O agricultor, natural de Alcobaça, trabalhou durante décadas na construção civil, profissão que exerceu em Lisboa desde os 11 anos. “Nunca tive tempo de brincar”, recorda. Reformou-se e passou a dedicar-se em exclusivo à terra da mulher, natural de Salvaterra de Magos. “Vim para aqui com a ideia de me entreter com a agricultura. Mas nem reformado nos deixam trabalhar descansados”, ironiza.
A situação repete-se com o seu vizinho e amigo Manuel Silva, agricultor de Foros de Salvaterra. “Renovei o cartão no mesmo dia que o Joaquim, em Março, e até agora nada. Já vão sete meses”, conta. O produtor explica que o problema está a criar uma autêntica confusão no comércio agrícola. “Há quem ainda venda produtos sem o cartão, até o documento chegar. Outros não vendem de maneira nenhuma.

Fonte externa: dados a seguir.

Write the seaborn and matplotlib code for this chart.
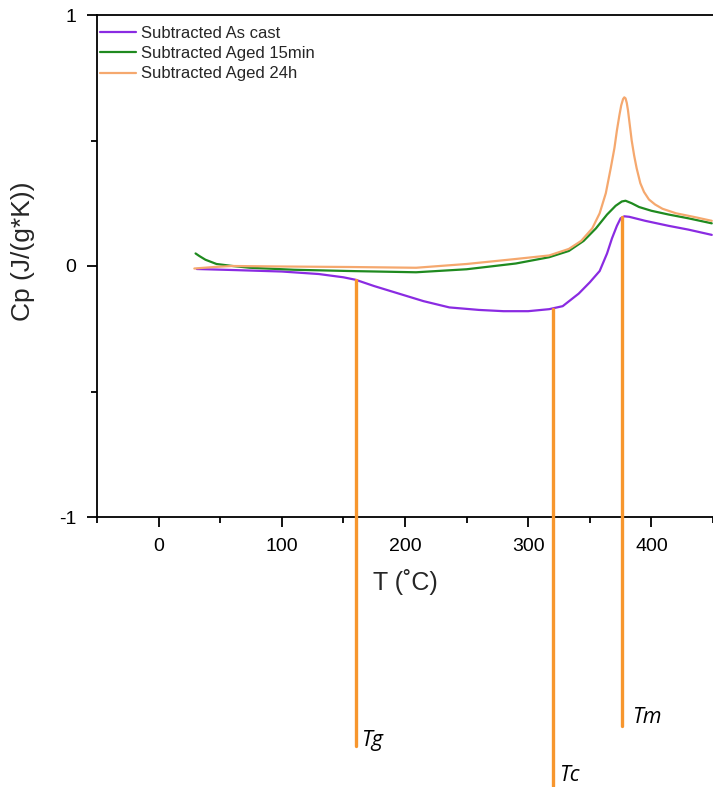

Assim que a gente chega ao balcão, pedem logo o cartão. Sem ele, como é que resolvemos o problema?”, questiona.
Manuel Silva cultiva batata e já se dedicou também à produção de melão nos campos de Vila Franca de Xira. “Este ano a batata foi um desastre autêntico”, resume, atribuindo parte das dificuldades à impossibilidade de usar produtos fitofarmacêuticos adequados em tempo útil. “Dizem que o processo leva uma média de seis meses, mas já falei com pessoas que esperaram quase um ano”, afirma.
Cartão é obrigatório e exige formação
O cartão de aplicador especializado é obrigatório para quem utiliza produtos fitofarmacêuticos de aplicação restrita. A sua renovação é exigida de cinco em cinco anos e requer a frequência de uma formação certificada. A formação tem uma duração de 34 horas e é fiscalizada pela Direcção-Geral de Alimentação e Veterinária (DGAV). O cartão permite o reconhecimento profissional e é indispensável para a compra de produtos de uso exclusivo por aplicadores especializados.
A demora nas renovações não é um caso isolado. Segundo relatos recolhidos no concelho, há dezenas de agricultores na mesma situação, impedidos de trabalhar de forma legal e com os prazos das campanhas agrícolas comprometidos.